Wednesday, January 8, 2014
Mick Jagger once said (without a trace of irony, I imagine), "Anything worth doing is worth overdoing," and while Mick clearly misunderstood the meaning of "overdoing" (I can only assume he thought this meant doing something over and over and over again), it's not a bad mantra to live by, especially if you are remaking a Latin TV show like Mujeres Asesinas.
The concept is pretty straight forward. Molly Parker (Tricia Helfer) is one of only two female Texas Rangers in the whole state and she's brought in to investigate the murder of the assistant DA in San Antonio. There's a complicated murder conspiracy involving the cartel (obviously), and it ends with a rogue police operation involving a car chase and a grenade launcher.
But what makes this show so fun to watch is that it's not trying to hide from its weak spots. There is an agreement between the director (the exceptionally prolific Lawrence Trilling) and the audience, that this is a silly show. For example, the show superimposes Tricia Helfer's silhouette over the star in the Texas flag, after she's just finished a trumpet solo (NOT MAKING THIS UP). There's a bit of that old Robert Rodriguez flare to it. The first scene in particular, in which a woman in a red dress walks into a wedding and shoots the bride, looks like it could have been pulled straight from Desperado (and then cleaned up a bit for Network TV). Every cut-to-commercial is preceded by a freeze frame of the action in blood red. There's a sex scene where the camera drifts to the two lovers' guns lying sweetly together on the desk by the bed.
And yet! Despite how obviously silly it all is, the characters never suffer for it. They feel real, despite the camp. This is due, in large part, to strong actors, but also to some wonderful human moments. One moment in particular felt so loving and natural to me, where Molly awakens in her bed, then lifts the covers to reveal her niece sleeping on top of her. We aren't told to like these people.
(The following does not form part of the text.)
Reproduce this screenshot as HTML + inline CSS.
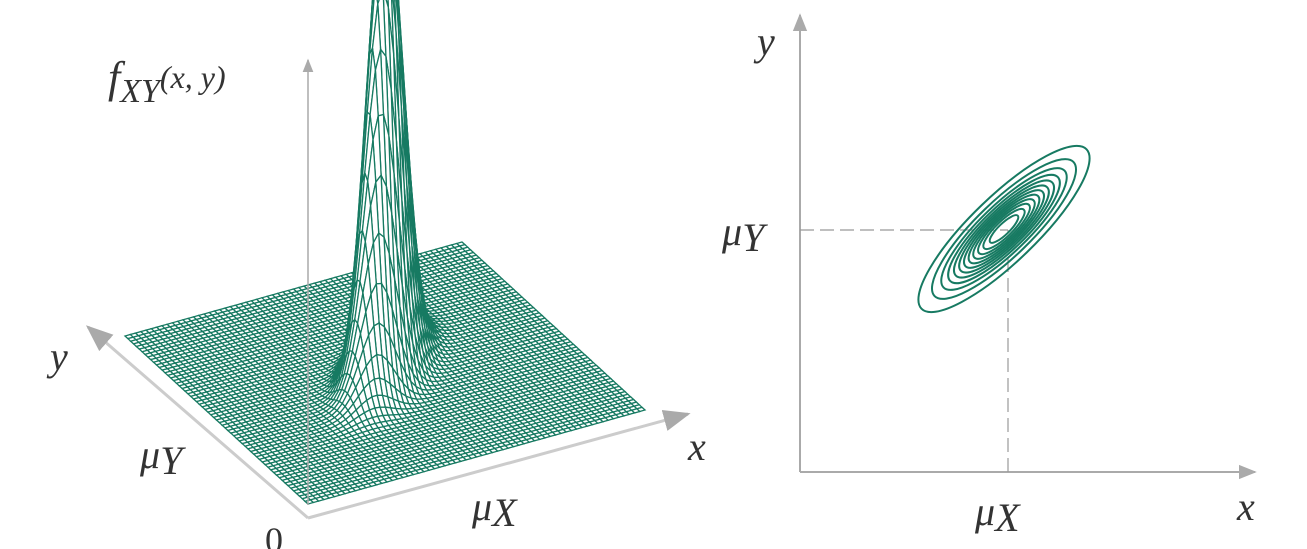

We are simply let into their world and can't help but like them.
In closing, I'd like to compare this pilot to another show (which, I've noticed, is kind of becoming my thing now. I promise not to do this in my next review). As weird as this sounds, I saw a lot of what I saw in Ugly Betty. Both are adaptations of Latin TV shows. Both bring that same campy, stylish feel of the original, and then temper it with a totally sympathetic central character. Both shows seem poised to slip into a Benny Hill action sequence at any moment, but at the same time, perfectly willing (and able) to tug some serious tears out of the audience. The only way in which Killer Women doesn't hold up when compared to Ugly Betty is its lack of Hispanics. Considering that this is show about Texas and based on an Argentine show, it seems a shame that the two main characters are white. But, on the diversity plus side, the show passes the Bechtel test several times over in just one episode. Also, did I mention the trumpet solo?